After four years of uncertainty over the leadership of the country, the Third Republic was firmly instituted in Versailles in 1875. The proclamation quenched the monarchist quarrels.
Birth of the Third Republic, 1875 30 January 1875
The Third Republic was proclaimed in France on 4 September 1870 after the defeat at Sedan, but it struggled to win universal acceptance. The times were hardly favourable to it, as the country had been invaded by Germany and was being buffeted by social and political unrest.
Since September 1870 the French Government of National Defence had been striving to establish peace. Bismarck would agree to negotiate only with a government formed by an assembly of elected members. Elections were duly held in February 1871 and were won by the monarchist right-wing (legitimists, Orléanists and Bonapartists). The new assembly met in Bordeaux and elected Thiers as “Chief of the Executive”, as the title of “President” still seemed too audacious. Thiers signed the peace treaty in Frankfurt in May.
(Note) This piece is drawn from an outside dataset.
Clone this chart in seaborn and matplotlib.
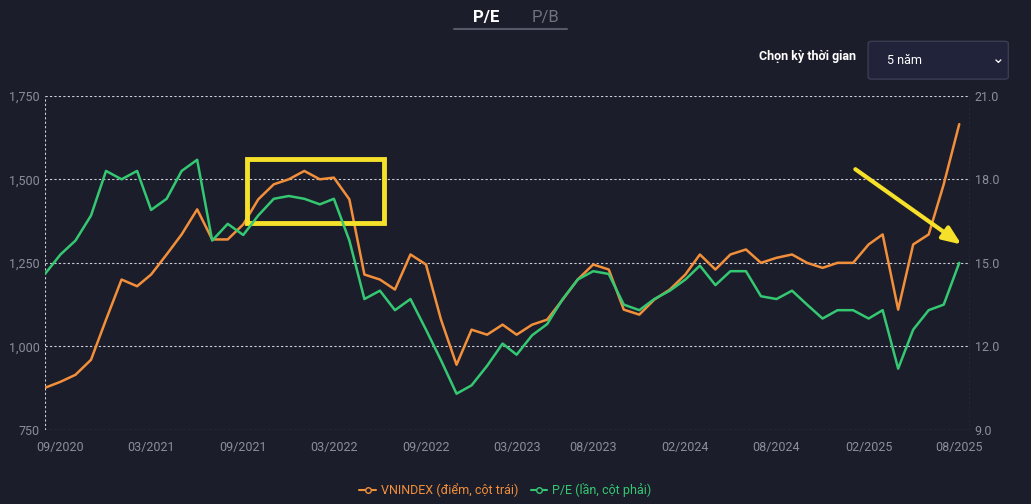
import pandas as pd
import numpy as np
import matplotlib.pyplot as plt
import matplotlib.dates as mdates
from matplotlib.patches import Rectangle, FancyBboxPatch
from matplotlib.lines import Line2D
import seaborn as sns

# monthly readings, Aug 2020 .. Aug 2025
months = pd.date_range('2020-08-01', '2025-08-01', freq='MS')
vnindex = [876, 894, 915, 960, 1080, 1200, 1180, 1215, 1275, 1335, 1410,
           1320, 1320, 1365, 1440, 1485, 1500, 1525, 1500, 1505, 1440, 1215,
           1200, 1170, 1275, 1245, 1080, 945, 1050, 1035, 1065, 1035, 1065,
           1080, 1140, 1200, 1245, 1230, 1110, 1095, 1140, 1170, 1215, 1275,
           1230, 1275, 1290, 1250, 1265, 1275, 1250, 1235, 1250, 1250, 1305,
           1335, 1110, 1305, 1335, 1485, 1665]
pe = [14.6, 15.3, 15.8, 16.7, 18.3, 18.0, 18.3, 16.9, 17.3, 18.3, 18.7,
      15.8, 16.4, 16.0, 16.7, 17.3, 17.4, 17.3, 17.1, 17.3, 15.8, 13.7,
      14.0, 13.3, 13.7, 12.6, 11.5, 10.3, 10.6, 11.3, 12.1, 11.7, 12.4,
      12.8, 13.7, 14.4, 14.7, 14.6, 13.5, 13.3, 13.7, 14.0, 14.4, 14.9,
      14.2, 14.7, 14.7, 13.8, 13.7, 14.0, 13.5, 13.0, 13.3, 13.3, 13.0,
      13.3, 11.2, 12.6, 13.3, 13.5, 15.0]
tick_dates = ['2020-09', '2021-03', '2021-09', '2022-03', '2022-09', '2023-03',
              '2023-08', '2024-02', '2024-08', '2025-02', '2025-08']
tick_labels = [pd.Timestamp(d).strftime('%m/%Y') for d in tick_dates]

df = pd.DataFrame({'date': months, 'vnindex': vnindex, 'pe': pe})

bg = '#1c1d2a'
orange = '#f28f3b'
green = '#34c873'
grey = '#8b8e9a'

sns.set_style('dark')
plt.rcParams['font.family'] = ['Roboto', 'DejaVu Sans']

fig = plt.figure(figsize=(10.31, 5.04), dpi=100, facecolor=bg)
ax = fig.add_axes([0.0436, 0.147, 0.897, 0.663])
ax.set_facecolor(bg)
ax2 = ax.twinx()

sns.lineplot(data=df, x='date', y='vnindex', ax=ax, color=orange, lw=1.8)
sns.lineplot(data=df, x='date', y='pe', ax=ax2, color=green, lw=1.8)

xmin, xmax = pd.Timestamp('2020-08-01'), pd.Timestamp('2025-08-22')
ax.set_xlim(xmin, xmax)
ax.set_ylim(750, 1750)
ax2.set_ylim(9, 21)
ax.set_yticks([750, 1000, 1250, 1500, 1750])
ax.set_yticklabels(['750', '1,000', '1,250', '1,500', '1,750'])
ax2.set_yticks([9, 12, 15, 18, 21])
ax2.set_yticklabels(['9.0', '12.0', '15.0', '18.0', '21.0'])
ax.set_xticks([pd.Timestamp(d) for d in tick_dates])
ax.set_xticklabels(tick_labels)
for a in (ax, ax2):
    a.set_xlabel('')
    a.set_ylabel('')
    a.tick_params(colors=grey, labelsize=9, length=0)
    for s in a.spines.values():
        s.set_visible(False)
ax.tick_params(axis='x', pad=8)
ax.grid(axis='y', color='#d0d0d8', ls=(0, (2, 2)), lw=0.8)
ax.grid(axis='x', visible=False)
ax2.grid(False)
ax.axvline(xmin, color='#d0d0d8', ls=(0, (2, 2)), lw=0.8)
ax.axvline(xmax, color='#d0d0d8', ls=(0, (2, 2)), lw=0.8)
ax.set_axisbelow(True)

# highlight box and arrow
x0 = mdates.date2num(pd.Timestamp('2021-09-08'))
x1 = mdates.date2num(pd.Timestamp('2022-06-10'))
ax.add_patch(Rectangle((x0, 1370), x1 - x0, 190, fill=False,
                       ec='#f5e02a', lw=3.5, zorder=5))
ax.annotate('', xy=(pd.Timestamp('2025-08-10'), 1300),
            xytext=(pd.Timestamp('2025-01-01'), 1535),
            arrowprops=dict(arrowstyle='-|>,head_width=0.45,head_length=1.1',
                            color='#f5e02a', lw=3), zorder=6)

# header controls
fig.text(0.459, 0.966, 'P/E', color='white', fontsize=12, fontweight='bold',
         va='center')
fig.text(0.516, 0.966, 'P/B', color='#6f7280', fontsize=12, va='center')
fig.add_artist(Line2D([0.44, 0.55], [0.942, 0.942], color='#555866', lw=1.5))
fig.text(0.830, 0.888, 'Chọn kỳ thời gian', color='white', fontsize=9,
         fontweight='bold', ha='right', va='center')
fig.add_artist(FancyBboxPatch((0.842, 0.843), 0.136, 0.075,
                              boxstyle='round,pad=0,rounding_size=0.004',
                              fc='#20233a', ec='#3a3d52', lw=1))
fig.text(0.860, 0.880, '5 năm', color='white', fontsize=9, va='center')
fig.text(0.968, 0.882, '⌄', color='white', fontsize=11, va='center',
         ha='center')

handles = [Line2D([], [], color=orange, marker='o', mfc=bg, ms=4, lw=1.5),
           Line2D([], [], color=green, marker='o', mfc=bg, ms=4, lw=1.5)]
leg = fig.legend(handles, ['VNINDEX (điểm, cột trái)', 'P/E (lần, cột phải)'],
                 loc='center', bbox_to_anchor=(0.49, 0.028), ncol=2,
                 frameon=False, fontsize=9, handlelength=1.3,
                 columnspacing=1.0, handletextpad=0.4)
for t, c in zip(leg.get_texts(), [orange, green]):
    t.set_color(c)

fig.savefig('out.png', dpi=100, facecolor=bg)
After the German invasion of Paris the rebellion known as the Commune broke out in March 1871, and the Assembly decided to move to Versailles, where it remained until January 1879, meeting and debating in the Royal Opera House. The deputies slept in the chilly Hall of Mirrors; to warm the building they resorted to burning the wood panels kept in the storehouse. In May Thiers put down the Parisian rebellion using troops that had remained faithful to the new government, known as the “Versailles” troops. The quelling of the insurrectionists strengthened the position of the Republic, and with the restoration of peace and greater social harmony the pervasive public fears ebbed, which was confirmed by the elections. In July 1871 the Count of Chambord, the leader of the legitimists, undermined the return of the monarchy by pursuing a trifling debate over the national flag, which he preferred to see in white, and certainly not the tricolour. Given the internal squabbling among the monarchists, the Republic was clearly the option that caused the least division.
It was definitively established in January 1875. Following an initial attempt on the 28th, Henri Wallon, a moderate Catholic, presented on the 29th an amendment proposing that the President of the Republic be elected for a period of seven years by the Chamber of Deputies and the Senate in the National Assembly, and be allowed to stand for re-election.
Anecdote
The amendment was adopted on the 30th by 353 votes to 352: the establishment of the Third Republic came down to a single deciding vote. Three additional amendments followed, later composing the 1875 Constitution, which remained in force until 1940.
In 1876 a hall was built in the central courtyard of the South Wing by Edmond de Joly. Known as the “National Assembly” during the Third Republic, it was later called the “Congress Chamber”. Up until 1958, every President of the republic was elected in this room.